Thursday, April 30, 2026

Yellow

In Dehradun afternoon’s slanted light, yellow is a colour that packs a punch. It drapes the narrow parapet wall between buildings like scorched parchment. From her balcony, Urmi Aunty watches a stray cat prowl it—liquid-slow, precise as a tightrope walk in slow motion. No crowd, no cheers. That’s what makes it sacred: pure balance, untouched by eyes.

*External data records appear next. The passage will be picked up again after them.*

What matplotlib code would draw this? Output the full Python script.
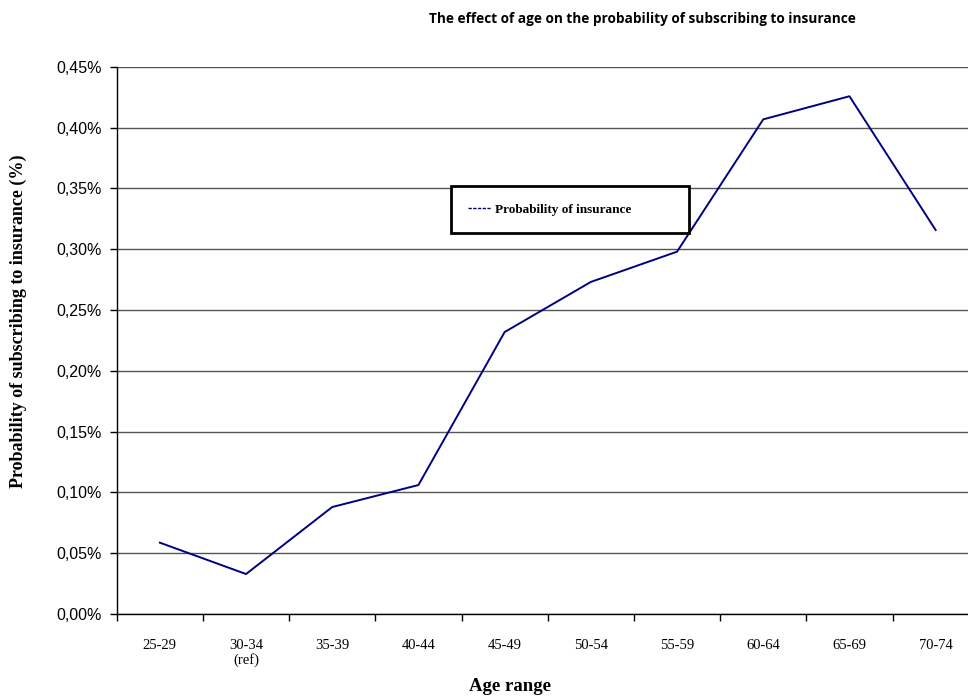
import numpy as np
import matplotlib
matplotlib.use('Agg')
import matplotlib.pyplot as plt
from matplotlib.lines import Line2D
from matplotlib.ticker import FuncFormatter, FixedLocator

# data (probability in %)
age_ranges = ['25-29', '30-34\n(ref)', '35-39', '40-44', '45-49',
              '50-54', '55-59', '60-64', '65-69', '70-74']
prob = [0.0586, 0.0328, 0.0879, 0.1060, 0.2318,
        0.2730, 0.2979, 0.4067, 0.4257, 0.3157]
y_ticks = [0.00, 0.05, 0.10, 0.15, 0.20, 0.25, 0.30, 0.35, 0.40, 0.45]

navy = '#000080'
serif = ['Liberation Serif', 'DejaVu Serif']
sans = ['Liberation Sans', 'DejaVu Sans']

fig = plt.figure(figsize=(9.68, 6.97), dpi=100)
ax = fig.add_axes([0.1206, 0.1192, 0.8905, 0.7851])

x = np.arange(len(age_ranges))
ax.plot(x, prob, color=navy, lw=1.4, zorder=3)

ax.set_xlim(-0.5, len(age_ranges) - 0.5)
ax.set_ylim(0, 0.45)

# y axis: percent with comma decimals
ax.set_yticks(y_ticks)
ax.yaxis.set_major_formatter(FuncFormatter(lambda v, p: ('%.2f%%' % v).replace('.', ',')))
ax.tick_params(axis='y', direction='out', length=5, width=1, pad=6, labelsize=11.5)
for lab in ax.get_yticklabels():
    lab.set_family(sans)

# x axis: ticks on category boundaries, labels at centres
ax.xaxis.set_major_locator(FixedLocator(np.arange(-0.5, len(age_ranges), 1.0)))
ax.xaxis.set_minor_locator(FixedLocator(x))
ax.set_xticklabels([], minor=False)
ax.set_xticklabels(age_ranges, minor=True, va='top', linespacing=1.1)
ax.tick_params(axis='x', which='major', direction='out', length=5, width=1)
ax.tick_params(axis='x', which='minor', length=0, pad=18, labelsize=10.5)
for lab in ax.get_xticklabels(minor=True):
    lab.set_family(serif)

ax.grid(axis='y', color='#555555', lw=1)
ax.set_axisbelow(True)
for s in ['top', 'right']:
    ax.spines[s].set_visible(False)
for s in ['left', 'bottom']:
    ax.spines[s].set_color('black')
    ax.spines[s].set_linewidth(1)

ax.set_xlabel('Age range', family=serif, fontweight='bold', fontsize=13.5, va='center')
ax.xaxis.set_label_coords(0.4557, -0.1318)

fig.text(18 / 968, 1 - 321 / 697, 'Probability of subscribing to insurance (%)',
         rotation=90, ha='center', va='center', family=serif,
         fontweight='bold', fontsize=13)

fig.text(642 / 968, 1 - 19 / 697,
         'The effect of age on the probability of subscribing to insurance',
         ha='center', va='center', family=['Open Sans', 'DejaVu Sans'],
         fontweight='bold', fontsize=9.8)

handle = Line2D([], [], color=navy, lw=1, ls=(0, (2.4, 1.0)))
leg = ax.legend([handle], ['Probability of insurance'], loc='center left',
                bbox_to_anchor=(0.4659, 0.6671, 0.2459, 0.0646),
                bbox_transform=fig.transFigure, mode='expand', borderaxespad=0,
                prop={'family': serif, 'weight': 'bold', 'size': 9.5},
                handlelength=1.7, handletextpad=0.3, borderpad=1.3,
                fancybox=False, framealpha=1, edgecolor='black')
leg.get_frame().set_linewidth(2)

fig.savefig('out.png', dpi=100)
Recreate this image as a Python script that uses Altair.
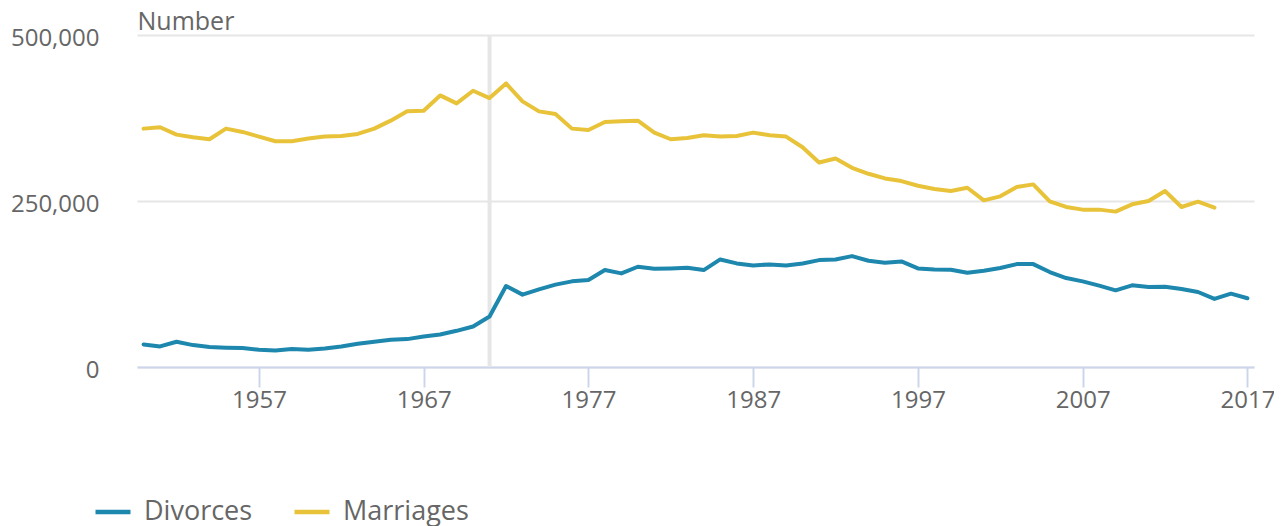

Inside, the house hums with finished tasks—utensils silent in their racks, floors damp and cooling, air thick with echoes of old talks. Aunty is moored by routine, a renter in her own habits. Woolf dreamed of a room of one’s own, but this one’s overflowing with her. Loneliness? It’s not empty chairs—it’s too much unshared time, golden pressure with no escape.


The cat’s her foil—ego shed for the walk, ignoring the street’s din below. It owns the city’s edges; she feels caged by roles, like de Beauvoir’s sanctuary-turned-prison. Threshold woman: domestic hush meets wild glare.


Balance isn’t stillness, she muses—it’s endless tiny fixes. Cat slips into shadow; yellow clings to her skin like warm ink. She stands silhouetted, as day’s boundaries repeat and dusk creeps up the valley.